ICBA said community bankers strongly support the role of the Financial Crimes Enforcement Network while recommending updates to beneficial ownership information collection and Bank Secrecy Act thresholds.
Details: In a statement for the record for today’s House Financial Services Committee subcommittee hearing on FinCEN, ICBA said:
ICBA continues to oppose bank collection of BOI, an ineffective means of creating transparency and an unnecessary burden for community banks, and recommends that BOI be collected and verified at the time a legal entity is formed by either FinCEN or an appropriate agency.

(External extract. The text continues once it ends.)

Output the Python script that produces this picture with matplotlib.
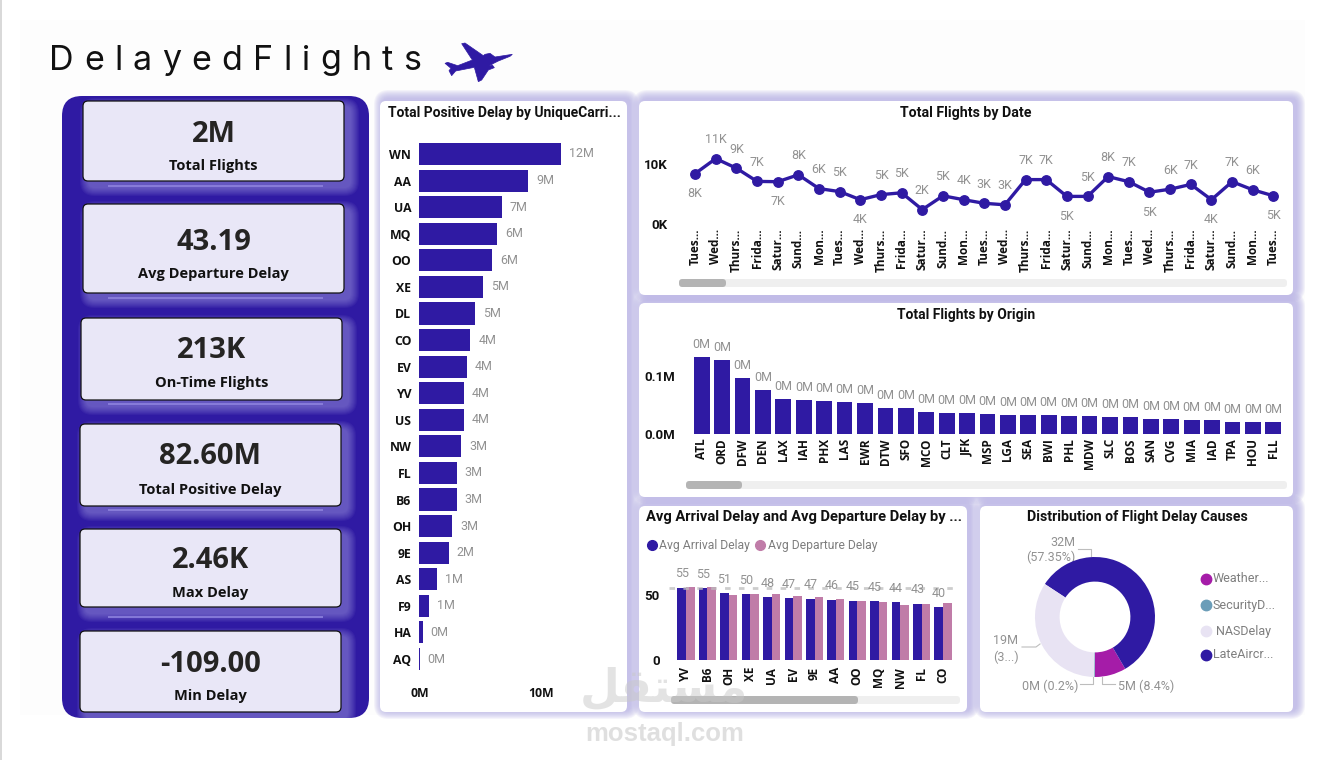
import matplotlib
matplotlib.use("Agg")
import matplotlib.pyplot as plt
from matplotlib.patches import FancyBboxPatch, Polygon, Rectangle

W, H = 1330, 760
PURPLE = "#2F1AA3"
PINK = "#C07CA8"
GRAY_LABEL = "#929292"
NUM_FONT = "Roboto"
TICK_FONT = "Open Sans"
TITLE_FONT = "Roboto"

# KPI cards
kpi_values = ["2M", "43.19", "213K", "82.60M", "2.46K", "-109.00"]
kpi_names = ["Total Flights", "Avg Departure Delay", "On-Time Flights",
             "Total Positive Delay", "Max Delay", "Min Delay"]

# Total positive delay per carrier, in millions
carriers = ["WN", "AA", "UA", "MQ", "OO", "XE", "DL", "CO", "EV", "YV",
            "US", "NW", "FL", "B6", "OH", "9E", "AS", "F9", "HA", "AQ"]
carrier_delay = [11.6, 8.95, 6.8, 6.4, 6.0, 5.25, 4.6, 4.2, 3.9, 3.7,
                 3.7, 3.45, 3.1, 3.1, 2.7, 2.43, 1.48, 0.8, 0.3, 0.05]

# Flights per date, in thousands
date_labels = ["Tues...", "Wed...", "Thurs...", "Frida...", "Satur...", "Sund...", "Mon...",
               "Tues...", "Wed...", "Thurs...", "Frida...", "Satur...", "Sund...", "Mon...",
               "Tues...", "Wed...", "Thurs...", "Frida...", "Satur...", "Sund...", "Mon...",
               "Tues...", "Wed...", "Thurs...", "Frida...", "Satur...", "Sund...", "Mon...", "Tues..."]
date_flights = [8.4, 10.9, 9.3, 7.1, 7.05, 8.2, 5.9, 5.4, 4.05, 4.9, 5.2, 2.4, 4.7, 4.05,
                3.45, 3.2, 7.4, 7.4, 4.6, 4.6, 7.9, 7.05, 5.3, 5.8, 6.6, 4.05, 7.05, 5.7, 4.7]
date_below = [0, 4, 8, 18, 22, 25, 28]

# Flights per origin airport, in millions
origins = ["ATL", "ORD", "DFW", "DEN", "LAX", "IAH", "PHX", "LAS", "EWR", "DTW", "SFO", "MCO",
           "CLT", "JFK", "MSP", "LGA", "SEA", "BWI", "PHL", "MDW", "SLC", "BOS", "SAN", "CVG",
           "MIA", "IAD", "TPA", "HOU", "FLL"]
origin_flights = [0.133, 0.128, 0.0965, 0.0757, 0.060, 0.0584, 0.0566, 0.055, 0.053, 0.0445,
                  0.0445, 0.0376, 0.0358, 0.0358, 0.0341, 0.0324, 0.0324, 0.0324, 0.0306, 0.0306,
                  0.0289, 0.0289, 0.0254, 0.0254, 0.0237, 0.0237, 0.0202, 0.0202, 0.0202]

# Average delays per carrier
avg_carriers = ["YV", "B6", "OH", "XE", "UA", "EV", "9E", "AA", "OO", "MQ", "NW", "FL", "CO"]
avg_arrival = [55.4, 55.2, 51.3, 50.4, 48.2, 47.4, 47.2, 46.3, 45.4, 45.3, 44.3, 43.3, 40.4]
avg_departure = [56.0, 56.0, 50.0, 50.8, 50.8, 49.2, 48.5, 46.9, 45.4, 44.6, 42.3, 43.1, 43.8]
avg_reference = 55.6

# Delay causes, in millions
cause_names = ["Weather...", "SecurityD...", "NASDelay", "LateAircr..."]
cause_order = ["Weather", "LateAircraft", "NAS", "Security"]
cause_values = [4.7, 32.1, 19.06, 0.11]
cause_colors = ["#A51CA8", PURPLE, "#E8E3F3", "#6B9DB8"]
legend_colors = ["#A51CA8", "#6B9DB8", "#E8E3F3", PURPLE]

# plane icon outline, in 1/3 pixel steps from the icon corner
plane_x = [232, 180, 165, 150, 145, 90, 80, 112, 68, 38, 30, 48, 42, 50, 62, 118, 130, 140, 160, 178, 172, 162, 190, 225]
plane_y = [58, 66, 55, 58, 62, 24, 26, 75, 92, 82, 85, 100, 107, 122, 108, 97, 140, 135, 105, 98, 90, 92, 78, 64]

panels = [(380, 101, 627, 712), (639, 101, 1293, 295), (639, 303, 1293, 497),
          (639, 506, 967, 712), (980, 506, 1293, 712)]


def ax_px(left, top, right, bottom, zorder=2):
    # axes placed by pixel box, y measured from the top of the page
    ax = fig.add_axes([left / W, 1 - bottom / H, (right - left) / W, (bottom - top) / H], zorder=zorder)
    ax.patch.set_alpha(0)
    for s in ax.spines.values():
        s.set_visible(False)
    return ax


def rbox(ax, l, t, r, b, rad, **kw):
    p = FancyBboxPatch((l + rad, t + rad), r - l - 2 * rad, b - t - 2 * rad,
                       boxstyle=f"round,pad={rad},rounding_size={rad}", **kw)
    ax.add_patch(p)
    return p


def glow(ax, l, t, r, b, spread, color, clip=None, alpha=0.09, dx=0, dy=0):
    for i in range(spread, 0, -1):
        p = rbox(ax, l - i + dx, t - i + dy, r + i + dx, b + i + dy, 6 + i,
                 fc=color, ec="none", alpha=alpha)
        if clip is not None:
            p.set_clip_path(clip)


def scrollbar(ax, l, r, t, b, thumb_r):
    rbox(ax, l, t, r, b, 3.5, fc="#EFEFEF", ec="none")
    rbox(ax, l, t, thumb_r, b, 3.5, fc="#B4B4B4", ec="none")


def short(v, unit):
    return f"{round(v):d}{unit}"


fig = plt.figure(figsize=(W / 100, H / 100), dpi=100, facecolor="white")

# page layer in pixel coordinates
bg = ax_px(0, 0, W, H, zorder=0)
bg.set_xlim(0, W)
bg.set_ylim(H, 0)
bg.axis("off")
bg.add_patch(Rectangle((20, 20), 1285, 695, fc="#FDFDFD", ec="none"))
bg.add_patch(Rectangle((0, 0), 1.5, H, fc="#D9D9D9", ec="none"))

# heading, letter by letter because of the wide tracking
renderer = fig.canvas.get_renderer()
heading = "DelayedFlights"
letters = [bg.text(0, 69.5, c, fontsize=24.5, family="Inter", color="#111111", va="baseline", ha="left")
           for c in heading]
widths = [t.get_window_extent(renderer).width for t in letters]
gap = (372 - sum(widths)) / (len(heading) - 1)
x = 49
for t, w in zip(letters, widths):
    t.set_x(x)
    x += w + gap

# plane icon
bg.add_patch(Polygon([(435 + px / 3, 35 + py / 3) for px, py in zip(plane_x, plane_y)],
                     closed=True, fc=PURPLE, ec=PURPLE, lw=0.5))

# KPI column
side = rbox(bg, 62, 96, 369, 718, 20, fc=PURPLE, ec="none")
cards = [(83, 101, 344, 181), (83, 204, 344, 293), (81, 318, 342, 400),
         (80, 424, 341, 506), (80, 529, 341, 607), (80, 631, 341, 712)]
value_y = [134, 242, 351, 457, 561, 664]
name_y = [166, 274, 383, 490, 593, 696]
sep_y = [185.5, 298, 404, 510, 617]
for box in cards:
    glow(bg, *box, 9, "#A79EE6", clip=side, alpha=0.07, dx=6, dy=6)
for y in sep_y:
    bg.plot([108, 323], [y, y], color="#8E83DE", lw=1.2, solid_capstyle="butt")
for box, val, name, vy, ny in zip(cards, kpi_values, kpi_names, value_y, name_y):
    rbox(bg, *box, 5, fc="#E9E7F7", ec="#111111", lw=0.9)
    cx = (box[0] + box[2]) / 2
    bg.text(cx, vy, val, fontsize=21, family=TICK_FONT, weight="bold", color="#252423", ha="center", va="center")
    bg.text(cx, ny, name, fontsize=10.5, family=TICK_FONT, weight="bold", color="#111111", ha="center", va="center")

# chart panels, all shadows first so none falls on a neighbour
for box in panels:
    glow(bg, *box, 9, "#B4ADE4", alpha=0.13, dx=3, dy=-2)
for box in panels:
    rbox(bg, *box, 6, fc="white", ec="none")

title_kw = dict(family=TITLE_FONT, weight="bold", color="#111111", va="center")
bg.text(388, 113, "Total Positive Delay by UniqueCarri...", ha="left", fontsize=10, **title_kw)
bg.text(966, 113, "Total Flights by Date", ha="center", fontsize=10.2, **title_kw)
bg.text(966, 314.5, "Total Flights by Origin", ha="center", fontsize=10, **title_kw)
bg.text(646, 517, "Avg Arrival Delay and Avg Departure Delay by ...", ha="left", fontsize=10.6, **title_kw)
bg.text(1137, 517, "Distribution of Flight Delay Causes", ha="center", fontsize=10.2, **title_kw)

scrollbar(bg, 679, 1287, 279, 287, 726)
scrollbar(bg, 686, 1287, 481, 489, 742)
scrollbar(bg, 671, 960, 696, 704, 858)

label_font = dict(fontsize=9, family=NUM_FONT, color=GRAY_LABEL)

# carrier bars
ax = ax_px(419, 140.7, 620, 672.3)
ax.barh(range(len(carriers)), carrier_delay, height=0.83, color=PURPLE)
ax.set_xlim(0, 201 / 12.2)
ax.set_ylim(19.5, -0.5)
ax.set_yticks(range(len(carriers)), carriers, family=TICK_FONT, weight="bold", fontsize=8.8, color="#111111")
ax.set_xticks([0.1, 10], ["0M", "10M"], family=TICK_FONT, weight="bold", fontsize=8.8, color="#111111")
ax.tick_params(length=0)
ax.tick_params(axis="y", pad=5.5)
ax.tick_params(axis="x", pad=10.5)
for i, v in enumerate(carrier_delay):
    ax.annotate(short(v, "M"), (v, i), xytext=(8, 0), textcoords="offset pixels", va="center", ha="left", **label_font)

# flights by date
step = (1273.4 - 695.1) / 28
ax = ax_px(679, 124, 1290, 224)
ax.plot(range(len(date_flights)), date_flights, color=PURPLE, lw=2.4, marker="o", ms=6.8)
ax.set_xlim(-(695.1 - 679) / step, 28 + (1290 - 1273.4) / step)
ax.set_ylim(0, 100 / 6)
ax.set_yticks([0, 10], ["0K", "10K"], family=TITLE_FONT, weight="bold", fontsize=9.5, color="#111111")
ax.set_xticks(range(len(date_labels)), date_labels, rotation=90, family=TICK_FONT, weight="bold",
              fontsize=8.5, color="#111111")
ax.tick_params(length=0)
ax.tick_params(axis="y", pad=8)
ax.tick_params(axis="x", pad=3.5)
for i, v in enumerate(date_flights):
    off = -20 if i in date_below else 19
    ax.annotate(short(v, "K"), (i, v), xytext=(0, off), textcoords="offset pixels", ha="center", va="center", **label_font)

# flights by origin
step = (1273.3 - 701.7) / 28
ax = ax_px(686, 330, 1290, 434)
ax.bar(range(len(origins)), origin_flights, width=0.77, color=PURPLE)
ax.set_xlim(-(701.7 - 686) / step, 28 + (1290 - 1273.3) / step)
ax.set_ylim(0, 104 / 577)
ax.set_yticks([0, 0.1], ["0.0M", "0.1M"], family=TITLE_FONT, weight="bold", fontsize=9.5, color="#111111")
ax.set_xticks(range(len(origins)), origins, rotation=90, family=TICK_FONT, weight="bold", fontsize=8.5, color="#111111")
ax.tick_params(length=0)
ax.tick_params(axis="y", pad=8)
ax.tick_params(axis="x", pad=3)
for i, v in enumerate(origin_flights):
    ax.annotate(short(v, "M"), (i, v), xytext=(0, 13), textcoords="offset pixels", ha="center", va="center", **label_font)

# average delays, clustered
step = (943 - 686) / 12
ax = ax_px(669, 570, 958, 660)
xs = list(range(len(avg_carriers)))
ax.bar([i - 0.2 for i in xs], avg_arrival, width=0.4, color=PURPLE)
ax.bar([i + 0.2 for i in xs], avg_departure, width=0.4, color=PINK)
ax.axhline(avg_reference, color="#BDBDBD", lw=2, ls=(0, (2, 3)), alpha=0.75)
ax.set_xlim(-(686 - 669) / step, 12 + (958 - 943) / step)
ax.set_ylim(0, 90 / 1.3)
ax.set_yticks([0, 50], ["0", "50"], family=TITLE_FONT, weight="bold", fontsize=9.5, color="#111111")
ax.set_xticks(xs, avg_carriers, rotation=90, family=TICK_FONT, weight="bold", fontsize=8.5, color="#111111")
ax.tick_params(length=0)
ax.tick_params(axis="y", pad=6.5)
ax.tick_params(axis="x", pad=5)
for i, v in zip(xs, avg_arrival):
    ax.annotate(short(v, ""), (i - 0.2, v), xytext=(0, 14), textcoords="offset pixels", ha="center", va="center", **label_font)

# legend of the clustered bars
legend_kw = dict(fontsize=8.7, family=NUM_FONT, color="#7E7E7E", va="center", ha="left")
bg.plot([652], [545], "o", ms=7, color=PURPLE)
bg.text(659, 545, "Avg Arrival Delay", **legend_kw)
bg.plot([760], [545], "o", ms=7, color=PINK)
bg.text(768, 545, "Avg Departure Delay", **legend_kw)

# delay causes donut
ax = ax_px(1035, 557, 1155, 677)
ax.pie(cause_values, colors=cause_colors, startangle=270, counterclock=True,
       wedgeprops=dict(width=0.41, linewidth=0))
ax.set_xlim(-1, 1)
ax.set_ylim(-1, 1)

total = sum(cause_values)
pct = {n: 100 * v / total for n, v in zip(cause_order, cause_values)}
vals = dict(zip(cause_order, cause_values))
label_kw = dict(va="center", ha="center", **label_font)
bg.text(1063, 542, short(vals["LateAircraft"], "M"), **label_kw)
bg.text(1051, 557, f"({pct['LateAircraft']:.2f}%)", **label_kw)
bg.text(1006, 640, short(vals["NAS"], "M"), **label_kw)
bg.text(1006, 657, "(3...)", **label_kw)
bg.text(1050, 686, f"{short(vals['Security'], 'M')} ({pct['Security']:.1f}%)", **label_kw)
bg.text(1146, 686, f"{short(vals['Weather'], 'M')} ({pct['Weather']:.1f}%)", **label_kw)
for xl, yl in [([1078, 1091, 1091], [549, 549, 556]),
               ([1022, 1036, 1040], [647, 647, 644]),
               ([1080, 1093, 1093], [684, 684, 677]),
               ([1102, 1102, 1115], [677, 684, 684])]:
    bg.plot(xl, yl, color="#BDBDBD", lw=0.8)

for name, col, y in zip(cause_names, legend_colors, [579, 605, 631, 655]):
    bg.plot([1205.5], [y], "o", ms=7.5, color=col)
    tx = 1216 if name == "NASDelay" else 1212.5
    bg.text(tx, y, name, fontsize=9, family=NUM_FONT, color="#7E7E7E", va="center", ha="left")

bg.set_xlim(0, W)
bg.set_ylim(H, 0)

# site mark over the lower middle of the page
top = ax_px(0, 0, W, H, zorder=5)
top.set_xlim(0, W)
top.set_ylim(H, 0)
top.axis("off")
top.text(664, 689, "\ufede\ufed8\ufe98\ufeb4\ufee3", fontsize=33, family="DejaVu Sans", weight="bold",
         color="#C8C8C8", alpha=0.5, ha="center", va="center")
top.text(665, 734, "mostaql.com", fontsize=18.5, family="Liberation Sans", weight="bold",
         color="#D8D8D8", alpha=0.8, ha="center", va="center")

fig.savefig("out.png", dpi=100, facecolor="white")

ICBA strongly supports the Financial Reporting Threshold Modernization Act (H.R. 1799), which would effectively implement a Government Accountability Office recommendation by raising the currency transaction reporting and Suspicious Activity Reporting thresholds to $30,000 and $10,000 respectively and index the CTR threshold for inflation every five years prospectively.
Past Advocacy:
ICBA has repeatedly called for FinCEN to withdraw the requirement that banks collect BOI. The Treasury Department in March announced an interim final rule that removes the requirement for U.S. companies and U.S. persons to report beneficial ownership information to FinCEN under the Corporate Transparency Act.
ICBA in March expressed strong support for H.R. 1799 to raise reporting thresholds for currency transaction reports and suspicious activity reports, saying CTR and SAR filings are a primary source of community bank compliance burden and expense, diverting resources that could be better directed toward community lending.